20_simt_canonical
这是一个经典cuda core 做gemm计算的例子,核心是掌握warp gemm级别的配置。
Policy
using Policy = cutlass::gemm::warp::MmaSimtPolicy<
cutlass::MatrixShape<4, 8>,
cutlass::layout::RowMajorInterleaved<2>,
cutlass::gemm::GemmShape<4, 4, 1>
>;
Policy其实是一个warp的线程位置安排的策略,这里安排的是4行8列,那么具体线程号需要对应二维坐标中的哪一个小方格,这里可以看到用的是RowMajorInterleaved<2>。可以用下面的代码看到排布。

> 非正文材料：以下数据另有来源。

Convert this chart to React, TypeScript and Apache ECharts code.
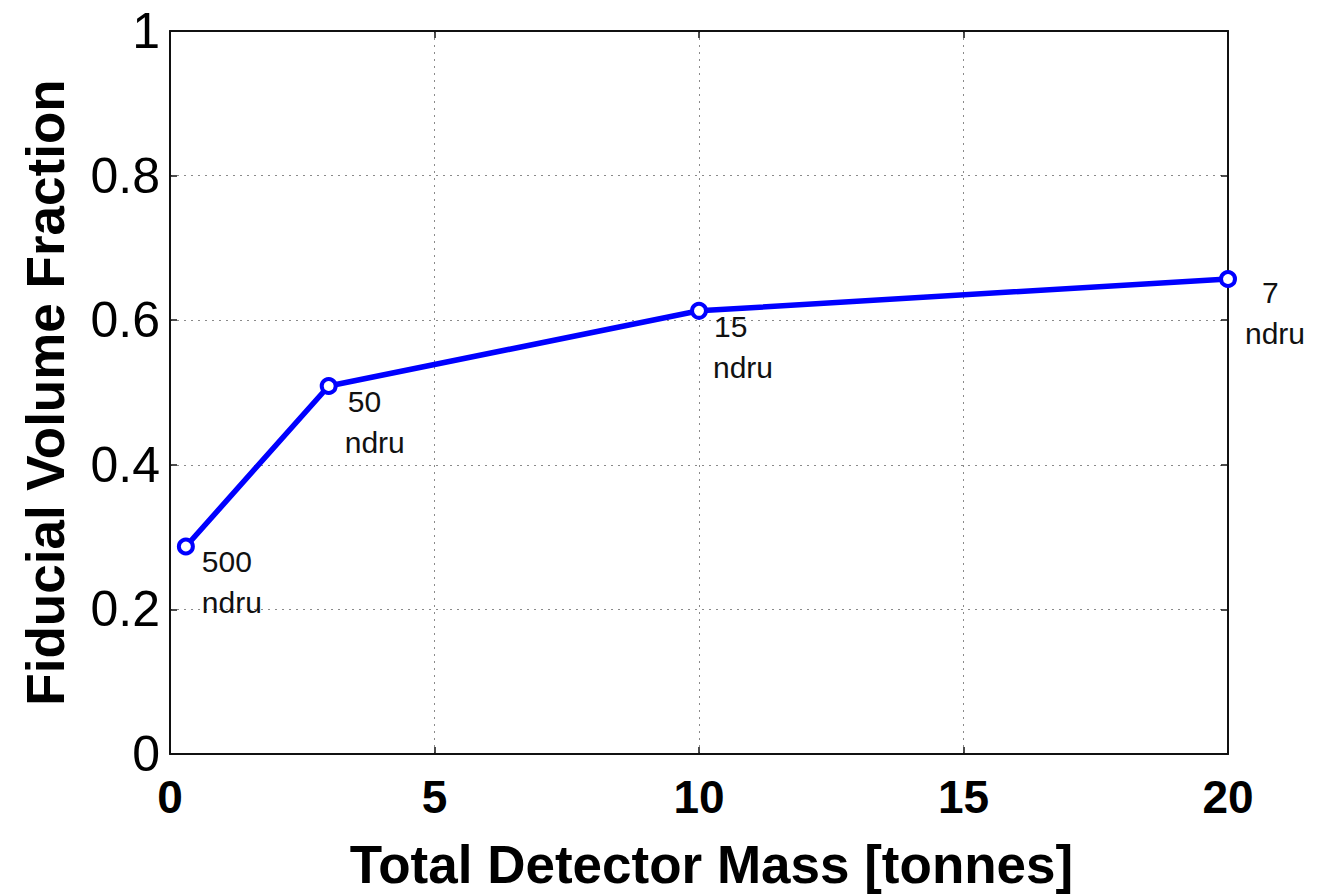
import React, { useEffect, useRef } from "react";
import * as echarts from "echarts";

// Detector mass (tonnes) vs. fiducial volume fraction, with background rate per point
const massTonnes = [0.3, 3.0, 10, 20];
const fiducialFraction = [0.287, 0.509, 0.613, 0.657];
const thresholdLabels = ["500", "50", "15", "7"];
const thresholdUnit = "ndru";

const xAxisTitle = "Total Detector Mass [tonnes]";
const yAxisTitle = "Fiducial Volume Fraction";

// label placement relative to each marker
const labelOffsets: [number, number][] = [
  [25, 4],
  [25, 4],
  [23, 4],
  [26, 2],
];
const firstLineIndent = [0, 3, 1, 17];

const BLUE = "#0000ff";
const SANS = "'Liberation Sans', Arial, Helvetica, sans-serif";

export default function App() {
  const ref = useRef<HTMLDivElement>(null);

  useEffect(() => {
    if (!ref.current) return;
    const chart = echarts.init(ref.current, undefined, { renderer: "svg" });

    const gridLine = {
      show: true,
      lineStyle: { color: "#8a8a8a", width: 1, type: [2, 5] as number[] },
    };
    const frameLine = { show: true, onZero: false, lineStyle: { color: "#111", width: 2 } };
    const innerTick = { show: true, inside: true, length: 7, lineStyle: { color: "#111", width: 1.5 } };

    const points = massTonnes.map((x, i) => ({
      value: [x, fiducialFraction[i]],
      label: {
        show: true,
        position: labelOffsets[i],
        align: "left",
        verticalAlign: "top",
        formatter: `{v|${thresholdLabels[i]}}\n{u|${thresholdUnit}}`,
        rich: {
          v: {
            fontFamily: SANS,
            fontSize: 30,
            color: "#111",
            lineHeight: 41,
            padding: [0, 0, 0, firstLineIndent[i]],
          },
          u: { fontFamily: SANS, fontSize: 30, color: "#111", lineHeight: 41 },
        },
      },
    }));

    chart.setOption({
      animation: false,
      backgroundColor: "#ffffff",
      grid: { left: 170, top: 31, right: 90, bottom: 141, containLabel: false },
      xAxis: [
        {
          type: "value",
          min: 0,
          max: 20,
          interval: 5,
          position: "bottom",
          name: xAxisTitle,
          nameLocation: "middle",
          nameGap: 84,
          nameTextStyle: {
            fontFamily: SANS,
            fontWeight: "bold",
            fontSize: 53,
            color: "#000",
            padding: [0, 0, 0, 25],
          },
          axisLine: frameLine,
          axisTick: innerTick,
          axisLabel: {
            margin: 20,
            fontFamily: SANS,
            fontWeight: "bold",
            fontSize: 46,
            color: "#000",
          },
          splitLine: gridLine,
        },
        {
          type: "value",
          min: 0,
          max: 20,
          interval: 5,
          position: "top",
          axisLine: frameLine,
          axisTick: innerTick,
          axisLabel: { show: false },
          splitLine: { show: false },
        },
      ],
      yAxis: [
        {
          type: "value",
          min: 0,
          max: 1,
          interval: 0.2,
          position: "left",
          name: yAxisTitle,
          nameLocation: "middle",
          nameGap: 98,
          nameRotate: 90,
          nameTextStyle: {
            fontFamily: SANS,
            fontWeight: "bold",
            fontSize: 53,
            color: "#000",
          },
          axisLine: frameLine,
          axisTick: innerTick,
          axisLabel: {
            margin: 10,
            fontFamily: SANS,
            fontSize: 50,
            color: "#000",
          },
          splitLine: gridLine,
        },
        {
          type: "value",
          min: 0,
          max: 1,
          interval: 0.2,
          position: "right",
          axisLine: frameLine,
          axisTick: innerTick,
          axisLabel: { show: false },
          splitLine: { show: false },
        },
      ],
      series: [
        {
          type: "line",
          xAxisIndex: 0,
          yAxisIndex: 0,
          data: points,
          symbol: "circle",
          symbolSize: 14,
          showAllSymbol: true,
          lineStyle: { color: BLUE, width: 5.5 },
          itemStyle: { color: "#ffffff", borderColor: BLUE, borderWidth: 4 },
          z: 5,
        },
      ],
    });

    return () => chart.dispose();
  }, []);

  return (
    <div
      ref={ref}
      style={{ position: "fixed", left: 0, top: 0, width: 1318, height: 896, background: "#fff" }}
    />
  );
}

// auto lane_layout = Policy::MmaSimtPolicy::get_lane_layout();
// MatrixCoord lane_offset = lane_layout.inverse(lane_id);
// printf("threadIdx.x==%d, ##[%d, %d] \n",threadIdx.x, lane_offset.row(), lane_offset.column());
最后是一个线程做一个4*4大小的矩阵,k这里等于1,也就叫做lane shape(LaneMmaShape).
warp iterator
先看A矩阵的。
typename MmaWarp::IteratorA iter_A(ref_A, {Shape::kM, Shape::kK}, lane_id);
先看IteratorA 这个数据类型,具体定义在mma_smit.h
/// Iterates over the A operand in memory
using IteratorA = MmaSimtTileIterator<
MatrixShape<Shape::kM, Policy::LaneMmaShape::kK>, //单次数据块的大小
Operand::kA,//有A, B, C, D主要是为了后面偏特化使用的
ElementA,
LayoutA,
Policy,//也就是上面的policy
PartitionsK,
Shape::kK // 整个warp gemm 的k值
>;
接下来看看这个具体IteratorA 的类型定义,我们可以直接看看偏特化版本:在mma_smit_tile_iterator.h
/// Specialization for A operands of row-major layouts
///
/// Concept: MutableRandomAccessContiguousTileIteratorConcept
///
template <
/// Size of the matrix to load (concept: MatrixShape)
typename Shape_,
/// Data type of A elements
typename Element_,
/// Shape of the warp in units of thread (concept: MmaSimtPolicy)
typename Policy_,
/// Number of partitions along K dimension - used in sliced-K
int PartitionsK,
/// Group Size along kPartition - used in sliced-K
int PartitionGroupSize
>
class MmaSimtTileIterator<Shape_, Operand::kA, Element_, layout::RowMajor, Policy_, PartitionsK, PartitionGroupSize> {}
其中这个例子用的构造函数是:
MmaSimtTileIterator(
TensorRef ref,
TensorCoord extent,
int lane_id
) : extent_(extent), divisible_ (false) {
// compute offset based on thread ID and lane layout
typename Policy::LaneLayout lane_layout = Policy::get_lane_layout();
MatrixCoord lane_offset = lane_layout.inverse(lane_id) *
MatrixCoord(Policy::LaneMmaShape::kM, 0);
origin_ = lane_offset;
ref.add_coord_offset(lane_offset);
ref_.reset(ref.data(), ref.stride(0));
if(threadIdx.x==0) printf("@##########################@\n");
}